**Requirement**:
Only the pictures are left out: repeat the rest of the entries exactly.

**Input rows**:

▬▬▬

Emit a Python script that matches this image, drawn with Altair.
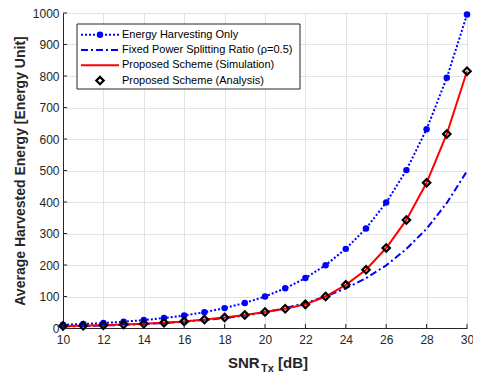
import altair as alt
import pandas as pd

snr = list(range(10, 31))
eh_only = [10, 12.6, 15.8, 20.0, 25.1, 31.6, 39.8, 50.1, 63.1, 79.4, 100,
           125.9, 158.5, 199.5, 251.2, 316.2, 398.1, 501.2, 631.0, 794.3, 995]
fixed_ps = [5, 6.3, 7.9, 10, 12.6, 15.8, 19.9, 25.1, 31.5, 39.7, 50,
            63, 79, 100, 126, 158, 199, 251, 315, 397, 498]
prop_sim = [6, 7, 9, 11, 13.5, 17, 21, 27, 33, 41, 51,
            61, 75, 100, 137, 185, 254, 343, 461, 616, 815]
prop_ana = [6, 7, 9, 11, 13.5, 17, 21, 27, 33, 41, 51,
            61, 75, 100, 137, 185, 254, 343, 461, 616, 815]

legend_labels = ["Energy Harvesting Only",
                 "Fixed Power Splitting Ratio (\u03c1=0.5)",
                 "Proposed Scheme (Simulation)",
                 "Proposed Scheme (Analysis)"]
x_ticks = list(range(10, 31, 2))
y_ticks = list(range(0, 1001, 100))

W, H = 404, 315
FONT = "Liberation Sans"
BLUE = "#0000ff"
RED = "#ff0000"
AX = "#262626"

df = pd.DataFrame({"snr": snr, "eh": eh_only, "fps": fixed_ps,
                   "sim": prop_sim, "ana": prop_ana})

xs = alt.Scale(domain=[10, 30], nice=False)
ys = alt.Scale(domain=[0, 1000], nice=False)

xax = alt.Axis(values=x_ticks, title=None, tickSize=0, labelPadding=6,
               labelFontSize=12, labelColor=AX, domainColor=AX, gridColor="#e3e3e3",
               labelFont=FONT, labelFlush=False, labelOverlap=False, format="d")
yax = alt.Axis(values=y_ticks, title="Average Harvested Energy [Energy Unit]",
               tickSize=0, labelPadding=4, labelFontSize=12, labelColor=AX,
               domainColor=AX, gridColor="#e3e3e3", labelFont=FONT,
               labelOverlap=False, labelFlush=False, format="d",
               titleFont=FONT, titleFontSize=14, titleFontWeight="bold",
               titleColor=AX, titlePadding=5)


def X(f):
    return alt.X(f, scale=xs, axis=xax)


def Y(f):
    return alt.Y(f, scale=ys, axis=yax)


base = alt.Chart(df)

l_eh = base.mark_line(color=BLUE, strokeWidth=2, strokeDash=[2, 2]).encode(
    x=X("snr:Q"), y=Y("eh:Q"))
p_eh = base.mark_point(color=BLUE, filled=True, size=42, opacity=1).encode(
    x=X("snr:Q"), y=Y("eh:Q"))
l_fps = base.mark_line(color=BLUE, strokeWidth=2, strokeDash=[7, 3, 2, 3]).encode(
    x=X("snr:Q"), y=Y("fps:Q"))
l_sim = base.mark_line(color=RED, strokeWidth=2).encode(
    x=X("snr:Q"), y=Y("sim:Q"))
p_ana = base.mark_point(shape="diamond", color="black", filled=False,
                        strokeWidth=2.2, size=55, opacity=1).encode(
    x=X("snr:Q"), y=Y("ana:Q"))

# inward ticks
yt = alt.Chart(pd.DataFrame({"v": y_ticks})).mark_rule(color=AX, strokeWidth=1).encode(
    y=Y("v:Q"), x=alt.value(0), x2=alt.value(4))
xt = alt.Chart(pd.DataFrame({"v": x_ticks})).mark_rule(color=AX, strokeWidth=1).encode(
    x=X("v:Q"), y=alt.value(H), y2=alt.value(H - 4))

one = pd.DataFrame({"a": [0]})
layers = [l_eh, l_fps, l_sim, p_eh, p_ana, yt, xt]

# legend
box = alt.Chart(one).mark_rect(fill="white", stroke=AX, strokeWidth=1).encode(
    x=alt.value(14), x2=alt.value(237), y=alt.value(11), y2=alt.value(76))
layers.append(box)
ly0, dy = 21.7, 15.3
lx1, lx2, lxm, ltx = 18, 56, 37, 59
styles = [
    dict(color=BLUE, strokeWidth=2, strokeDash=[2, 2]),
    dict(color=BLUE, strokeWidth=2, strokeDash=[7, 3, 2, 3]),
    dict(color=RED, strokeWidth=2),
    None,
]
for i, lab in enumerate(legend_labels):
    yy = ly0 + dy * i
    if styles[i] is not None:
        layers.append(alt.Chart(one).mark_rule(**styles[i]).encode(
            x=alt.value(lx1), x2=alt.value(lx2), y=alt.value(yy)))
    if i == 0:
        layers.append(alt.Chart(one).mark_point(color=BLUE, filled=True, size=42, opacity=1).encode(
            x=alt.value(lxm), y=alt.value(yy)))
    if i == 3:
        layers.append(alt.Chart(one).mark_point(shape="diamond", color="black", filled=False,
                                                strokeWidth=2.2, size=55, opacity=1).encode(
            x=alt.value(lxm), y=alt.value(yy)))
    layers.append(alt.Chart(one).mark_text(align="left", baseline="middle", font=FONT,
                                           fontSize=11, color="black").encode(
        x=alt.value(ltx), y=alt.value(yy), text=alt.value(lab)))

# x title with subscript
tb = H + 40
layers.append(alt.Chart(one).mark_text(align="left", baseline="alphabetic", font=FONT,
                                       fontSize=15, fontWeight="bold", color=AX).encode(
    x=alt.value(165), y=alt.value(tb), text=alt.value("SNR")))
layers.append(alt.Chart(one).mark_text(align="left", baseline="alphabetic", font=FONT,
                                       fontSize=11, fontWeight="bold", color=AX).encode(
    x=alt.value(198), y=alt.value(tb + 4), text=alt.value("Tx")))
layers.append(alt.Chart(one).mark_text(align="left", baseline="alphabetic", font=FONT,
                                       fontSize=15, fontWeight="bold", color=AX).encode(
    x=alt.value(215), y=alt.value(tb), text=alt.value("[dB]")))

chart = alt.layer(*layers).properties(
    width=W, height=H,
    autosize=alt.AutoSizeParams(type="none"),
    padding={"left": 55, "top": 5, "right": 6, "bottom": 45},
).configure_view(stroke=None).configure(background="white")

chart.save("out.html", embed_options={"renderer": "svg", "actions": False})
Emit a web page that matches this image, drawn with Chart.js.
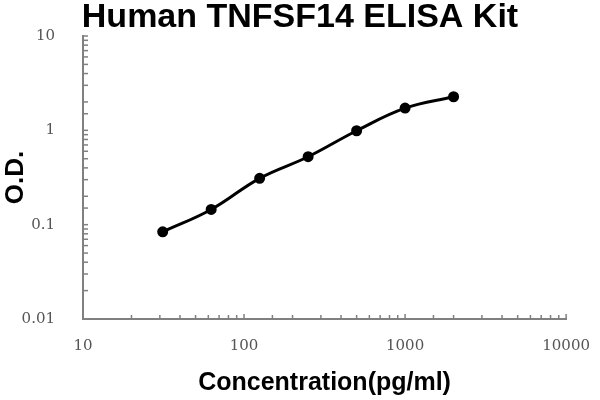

▬▬▬

**Task response**:
Emit a Python script that matches this image, drawn with Altair.
import altair as alt
import pandas as pd

snr = list(range(10, 31))
eh_only = [10, 12.6, 15.8, 20.0, 25.1, 31.6, 39.8, 50.1, 63.1, 79.4, 100,
           125.9, 158.5, 199.5, 251.2, 316.2, 398.1, 501.2, 631.0, 794.3, 995]
fixed_ps = [5, 6.3, 7.9, 10, 12.6, 15.8, 19.9, 25.1, 31.5, 39.7, 50,
            63, 79, 100, 126, 158, 199, 251, 315, 397, 498]
prop_sim = [6, 7, 9, 11, 13.5, 17, 21, 27, 33, 41, 51,
            61, 75, 100, 137, 185, 254, 343, 461, 616, 815]
prop_ana = [6, 7, 9, 11, 13.5, 17, 21, 27, 33, 41, 51,
            61, 75, 100, 137, 185, 254, 343, 461, 616, 815]

legend_labels = ["Energy Harvesting Only",
                 "Fixed Power Splitting Ratio (\u03c1=0.5)",
                 "Proposed Scheme (Simulation)",
                 "Proposed Scheme (Analysis)"]
x_ticks = list(range(10, 31, 2))
y_ticks = list(range(0, 1001, 100))

W, H = 404, 315
FONT = "Liberation Sans"
BLUE = "#0000ff"
RED = "#ff0000"
AX = "#262626"

df = pd.DataFrame({"snr": snr, "eh": eh_only, "fps": fixed_ps,
                   "sim": prop_sim, "ana": prop_ana})

xs = alt.Scale(domain=[10, 30], nice=False)
ys = alt.Scale(domain=[0, 1000], nice=False)

xax = alt.Axis(values=x_ticks, title=None, tickSize=0, labelPadding=6,
               labelFontSize=12, labelColor=AX, domainColor=AX, gridColor="#e3e3e3",
               labelFont=FONT, labelFlush=False, labelOverlap=False, format="d")
yax = alt.Axis(values=y_ticks, title="Average Harvested Energy [Energy Unit]",
               tickSize=0, labelPadding=4, labelFontSize=12, labelColor=AX,
               domainColor=AX, gridColor="#e3e3e3", labelFont=FONT,
               labelOverlap=False, labelFlush=False, format="d",
               titleFont=FONT, titleFontSize=14, titleFontWeight="bold",
               titleColor=AX, titlePadding=5)


def X(f):
    return alt.X(f, scale=xs, axis=xax)


def Y(f):
    return alt.Y(f, scale=ys, axis=yax)


base = alt.Chart(df)

l_eh = base.mark_line(color=BLUE, strokeWidth=2, strokeDash=[2, 2]).encode(
    x=X("snr:Q"), y=Y("eh:Q"))
p_eh = base.mark_point(color=BLUE, filled=True, size=42, opacity=1).encode(
    x=X("snr:Q"), y=Y("eh:Q"))
l_fps = base.mark_line(color=BLUE, strokeWidth=2, strokeDash=[7, 3, 2, 3]).encode(
    x=X("snr:Q"), y=Y("fps:Q"))
l_sim = base.mark_line(color=RED, strokeWidth=2).encode(
    x=X("snr:Q"), y=Y("sim:Q"))
p_ana = base.mark_point(shape="diamond", color="black", filled=False,
                        strokeWidth=2.2, size=55, opacity=1).encode(
    x=X("snr:Q"), y=Y("ana:Q"))

# inward ticks
yt = alt.Chart(pd.DataFrame({"v": y_ticks})).mark_rule(color=AX, strokeWidth=1).encode(
    y=Y("v:Q"), x=alt.value(0), x2=alt.value(4))
xt = alt.Chart(pd.DataFrame({"v": x_ticks})).mark_rule(color=AX, strokeWidth=1).encode(
    x=X("v:Q"), y=alt.value(H), y2=alt.value(H - 4))

one = pd.DataFrame({"a": [0]})
layers = [l_eh, l_fps, l_sim, p_eh, p_ana, yt, xt]

# legend
box = alt.Chart(one).mark_rect(fill="white", stroke=AX, strokeWidth=1).encode(
    x=alt.value(14), x2=alt.value(237), y=alt.value(11), y2=alt.value(76))
layers.append(box)
ly0, dy = 21.7, 15.3
lx1, lx2, lxm, ltx = 18, 56, 37, 59
styles = [
    dict(color=BLUE, strokeWidth=2, strokeDash=[2, 2]),
    dict(color=BLUE, strokeWidth=2, strokeDash=[7, 3, 2, 3]),
    dict(color=RED, strokeWidth=2),
    None,
]
for i, lab in enumerate(legend_labels):
    yy = ly0 + dy * i
    if styles[i] is not None:
        layers.append(alt.Chart(one).mark_rule(**styles[i]).encode(
            x=alt.value(lx1), x2=alt.value(lx2), y=alt.value(yy)))
    if i == 0:
        layers.append(alt.Chart(one).mark_point(color=BLUE, filled=True, size=42, opacity=1).encode(
            x=alt.value(lxm), y=alt.value(yy)))
    if i == 3:
        layers.append(alt.Chart(one).mark_point(shape="diamond", color="black", filled=False,
                                                strokeWidth=2.2, size=55, opacity=1).encode(
            x=alt.value(lxm), y=alt.value(yy)))
    layers.append(alt.Chart(one).mark_text(align="left", baseline="middle", font=FONT,
                                           fontSize=11, color="black").encode(
        x=alt.value(ltx), y=alt.value(yy), text=alt.value(lab)))

# x title with subscript
tb = H + 40
layers.append(alt.Chart(one).mark_text(align="left", baseline="alphabetic", font=FONT,
                                       fontSize=15, fontWeight="bold", color=AX).encode(
    x=alt.value(165), y=alt.value(tb), text=alt.value("SNR")))
layers.append(alt.Chart(one).mark_text(align="left", baseline="alphabetic", font=FONT,
                                       fontSize=11, fontWeight="bold", color=AX).encode(
    x=alt.value(198), y=alt.value(tb + 4), text=alt.value("Tx")))
layers.append(alt.Chart(one).mark_text(align="left", baseline="alphabetic", font=FONT,
                                       fontSize=15, fontWeight="bold", color=AX).encode(
    x=alt.value(215), y=alt.value(tb), text=alt.value("[dB]")))

chart = alt.layer(*layers).properties(
    width=W, height=H,
    autosize=alt.AutoSizeParams(type="none"),
    padding={"left": 55, "top": 5, "right": 6, "bottom": 45},
).configure_view(stroke=None).configure(background="white")

chart.save("out.html", embed_options={"renderer": "svg", "actions": False})
Emit a web page that matches this image, drawn with Chart.js.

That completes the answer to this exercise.